Navigate Incident Management Like a Pro: MyFitnessPal's Sr. Director of Engineering Shares Insider Strategies with Lee Atchison
How much time are engineering teams spending on incidents?
Are you trying to set your engineering team free to do their best work? Read our new case study to learn how Blameless can help you do that.

SRE Team Roles & Responsibilities Explained

Emily Arnott
|
5.25.2021

Are you considering adopting SRE? We will explain the roles and responsibilities of an SRE team within your organization, and how to start building one.

So what does an SRE team do? An SRE team is responsible for building software that improves the resiliency of systems, implementing fixes, responding to incidents, and automating processes whenever possible.

What do site reliability engineers do?

Site reliability engineering is a holistic practice that incorporates various types of work. So, site reliability engineers play many roles within an organization. Here are some of the major roles, and the typical duties of each. An SRE will likely have responsibilities that fit into several of these categories.

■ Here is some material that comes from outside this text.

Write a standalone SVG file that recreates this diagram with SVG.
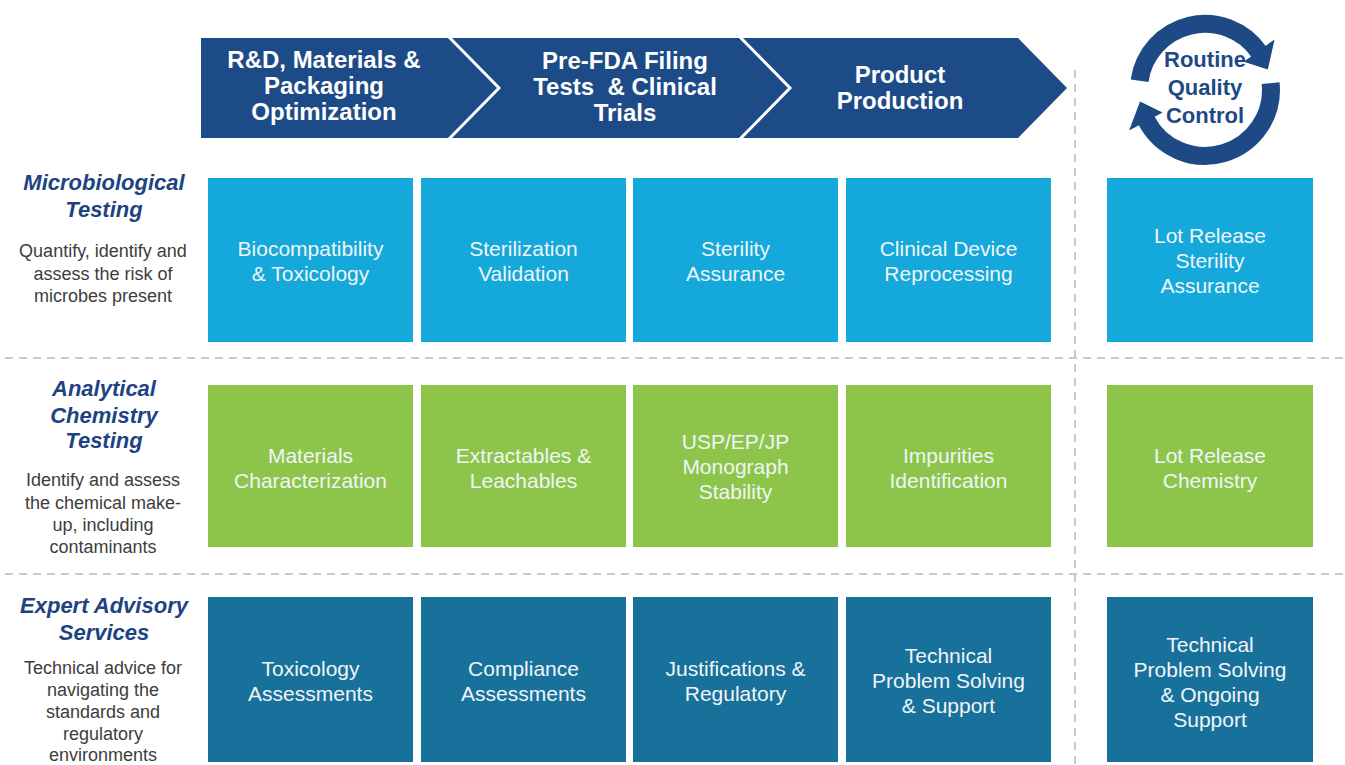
<svg xmlns="http://www.w3.org/2000/svg" width="1345" height="765" viewBox="0 0 1345 765">
<style>
.bt{font-family:"Liberation Sans",Arial,sans-serif;font-size:24px;font-weight:bold;fill:#ffffff;text-anchor:middle}
.ct{font-family:"Liberation Sans",Arial,sans-serif;font-size:22px;font-weight:bold;fill:#1d4a85;text-anchor:middle}
.hd{font-family:"Liberation Sans",Arial,sans-serif;font-size:22px;font-weight:bold;font-style:italic;fill:#1e4382;text-anchor:middle}
.ds{font-family:"Liberation Sans",Arial,sans-serif;font-size:18px;fill:#3d3d3d;text-anchor:middle}
.tx{font-family:"Liberation Sans",Arial,sans-serif;font-size:21px;fill:#f0f5f8;text-anchor:middle}
.r1{fill:#14a8db}
.r2{fill:#8cc54a}
.r3{fill:#18719a}
.dash{stroke:#c9c9c9;stroke-width:2;stroke-dasharray:8 6;fill:none}
.ring{stroke:#1d4a85;stroke-width:18;fill:none}
.ah{fill:#1d4a85}
</style>
<rect x="0" y="0" width="1345" height="765" fill="#ffffff"/>

<g id="separators">
<line class="dash" x1="5" y1="358" x2="1345" y2="358"/>
<line class="dash" x1="5" y1="574" x2="1345" y2="574"/>
<line class="dash" x1="1075" y1="70" x2="1075" y2="765"/>
</g>

<g id="banner">
<polygon points="201,38 1018,38 1067,88 1018,138 201,138" fill="#1c4b87"/>
<polyline points="449,37 499,88 449,139" fill="none" stroke="#ffffff" stroke-width="3"/>
<polyline points="740,37 790,88 740,139" fill="none" stroke="#ffffff" stroke-width="3"/>
</g>
<g id="stage-rd">
<text class="bt" x="324" y="68">R&amp;D, Materials &amp;</text>
<text class="bt" x="324" y="94">Packaging</text>
<text class="bt" x="324" y="120">Optimization</text>
</g>
<g id="stage-prefda">
<text class="bt" x="625" y="69">Pre-FDA Filing</text>
<text class="bt" x="625" y="95" xml:space="preserve">Tests  &amp; Clinical</text>
<text class="bt" x="625" y="121">Trials</text>
</g>
<g id="stage-production">
<text class="bt" x="900" y="83">Product</text>
<text class="bt" x="900" y="109">Production</text>
</g>

<g id="routine-qc">
<path class="ring" d="M1139.6,80.8 A66,66 0 0 1 1259.1,52.1"/>
<polygon class="ah" points="1243.8,61.8 1274.6,39.4 1267.8,69.6"/>
<path class="ring" d="M1270.6,83.1 A66,66 0 0 1 1146.2,120.0"/>
<polygon class="ah" points="1162.6,112.5 1129.1,130.4 1140.0,101.5"/>
<text class="ct" x="1205" y="67">Routine</text>
<text class="ct" x="1205" y="95">Quality</text>
<text class="ct" x="1205" y="123">Control</text>
</g>

<g id="label-micro">
<text class="hd" x="104" y="190">Microbiological</text>
<text class="hd" x="104" y="217">Testing</text>
<text class="ds" x="103" y="257">Quantify, identify and</text>
<text class="ds" x="103" y="280">assess the risk of</text>
<text class="ds" x="103" y="302">microbes present</text>
</g>
<g id="label-chem">
<text class="hd" x="104" y="396">Analytical</text>
<text class="hd" x="104" y="423">Chemistry</text>
<text class="hd" x="104" y="448">Testing</text>
<text class="ds" x="103" y="486">Identify and assess</text>
<text class="ds" x="103" y="509">the chemical make-</text>
<text class="ds" x="103" y="531">up, including</text>
<text class="ds" x="103" y="553">contaminants</text>
</g>
<g id="label-expert">
<text class="hd" x="104" y="613">Expert Advisory</text>
<text class="hd" x="104" y="640">Services</text>
<text class="ds" x="103" y="674">Technical advice for</text>
<text class="ds" x="103" y="696">navigating the</text>
<text class="ds" x="103" y="718">standards and</text>
<text class="ds" x="103" y="740">regulatory</text>
<text class="ds" x="103" y="761">environments</text>
</g>

<g id="m1"><rect class="r1" x="208" y="178" width="205" height="164"/>
<text class="tx" x="310.5" y="256">Biocompatibility</text><text class="tx" x="310.5" y="281">&amp; Toxicology</text></g>
<g id="m2"><rect class="r1" x="421" y="178" width="205" height="164"/>
<text class="tx" x="523.5" y="256">Sterilization</text><text class="tx" x="523.5" y="281">Validation</text></g>
<g id="m3"><rect class="r1" x="633" y="178" width="205" height="164"/>
<text class="tx" x="735.5" y="256">Sterility</text><text class="tx" x="735.5" y="281">Assurance</text></g>
<g id="m4"><rect class="r1" x="846" y="178" width="205" height="164"/>
<text class="tx" x="948.5" y="256">Clinical Device</text><text class="tx" x="948.5" y="281">Reprocessing</text></g>
<g id="m5"><rect class="r1" x="1107" y="178" width="206" height="164"/>
<text class="tx" x="1210" y="243">Lot Release</text><text class="tx" x="1210" y="268">Sterility</text><text class="tx" x="1210" y="293">Assurance</text></g>

<g id="c1"><rect class="r2" x="208" y="385" width="205" height="162"/>
<text class="tx" x="310.5" y="463">Materials</text><text class="tx" x="310.5" y="488">Characterization</text></g>
<g id="c2"><rect class="r2" x="421" y="385" width="205" height="162"/>
<text class="tx" x="523.5" y="463">Extractables &amp;</text><text class="tx" x="523.5" y="488">Leachables</text></g>
<g id="c3"><rect class="r2" x="633" y="385" width="205" height="162"/>
<text class="tx" x="735.5" y="449">USP/EP/JP</text><text class="tx" x="735.5" y="474">Monograph</text><text class="tx" x="735.5" y="499">Stability</text></g>
<g id="c4"><rect class="r2" x="846" y="385" width="205" height="162"/>
<text class="tx" x="948.5" y="463">Impurities</text><text class="tx" x="948.5" y="488">Identification</text></g>
<g id="c5"><rect class="r2" x="1107" y="385" width="206" height="162"/>
<text class="tx" x="1210" y="463">Lot Release</text><text class="tx" x="1210" y="488">Chemistry</text></g>

<g id="e1"><rect class="r3" x="208" y="597" width="205" height="165"/>
<text class="tx" x="310.5" y="676">Toxicology</text><text class="tx" x="310.5" y="701">Assessments</text></g>
<g id="e2"><rect class="r3" x="421" y="597" width="205" height="165"/>
<text class="tx" x="523.5" y="676">Compliance</text><text class="tx" x="523.5" y="701">Assessments</text></g>
<g id="e3"><rect class="r3" x="633" y="597" width="205" height="165"/>
<text class="tx" x="735.5" y="676">Justifications &amp;</text><text class="tx" x="735.5" y="701">Regulatory</text></g>
<g id="e4"><rect class="r3" x="846" y="597" width="205" height="165"/>
<text class="tx" x="948.5" y="663">Technical</text><text class="tx" x="948.5" y="688">Problem Solving</text><text class="tx" x="948.5" y="713">&amp; Support</text></g>
<g id="e5"><rect class="r3" x="1107" y="597" width="206" height="165"/>
<text class="tx" x="1210" y="652">Technical</text><text class="tx" x="1210" y="677">Problem Solving</text><text class="tx" x="1210" y="702">&amp; Ongoing</text><text class="tx" x="1210" y="727">Support</text></g>
</svg>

SREs as developers focusing on reliability

SREs can help develop your codebase with a perspective that focuses on reliability. SRE advocates making reliability feature No. 1. When designing the specifications for a product or feature, SREs will include reliability standards. Site reliability engineers will then help keep development focused on meeting that goal. SREs can help prioritize development efforts by establishing SLOs, or service level objectives, an important reliability metric.

Daily responsibilities: SREs work on the codebase like other engineers. They’ll likely focus on system architecture, as this is often the code with the highest potential to impact reliability. They’ll need to understand how changes on one layer of the system affects the reliability of the rest. As such, they’ll have to take on a big-picture perspective.

Required skills: SREs will have to be familiar with the code for the entire stack of your system. They should be comfortable working in (or learning) any language your system uses. They should be able to follow how changes propagate through the entire system.

Potential backgrounds: SREs focusing on this role will often have a computer science background. A system engineering background in particular can be helpful. Yet many, as with all the SRE roles, many people are excellent fits so long as they have a growth mindset.

SREs as operators focusing on optimization

SREs can also work within the operations team. Here, their responsibilities would focus on optimizing the operations process. Here are some ways they achieve this:

  • Automating processes such as updates or tests: By making common processes automatic, SREs save time. This helps teams remove toil and allows them to focus on more high-value work.
  • Creating runbooks and other guides: Runbooks are documents that walk through a specific task. They’re commonly used to respond to incidents, minimizing downtime. They are also helpful with guiding engineers through processes in a codified manner.
  • Aligning operations goals with business value: Operations must choose how to allocate optimization efforts. SREs can craft user journeys to make sure their efforts reflect what customers care about the most.
  • Refining incident response: SREs implement runbooks, on-call policies, alerting tools, and other facets of incident response. They also ensure learning passes on to future incidents.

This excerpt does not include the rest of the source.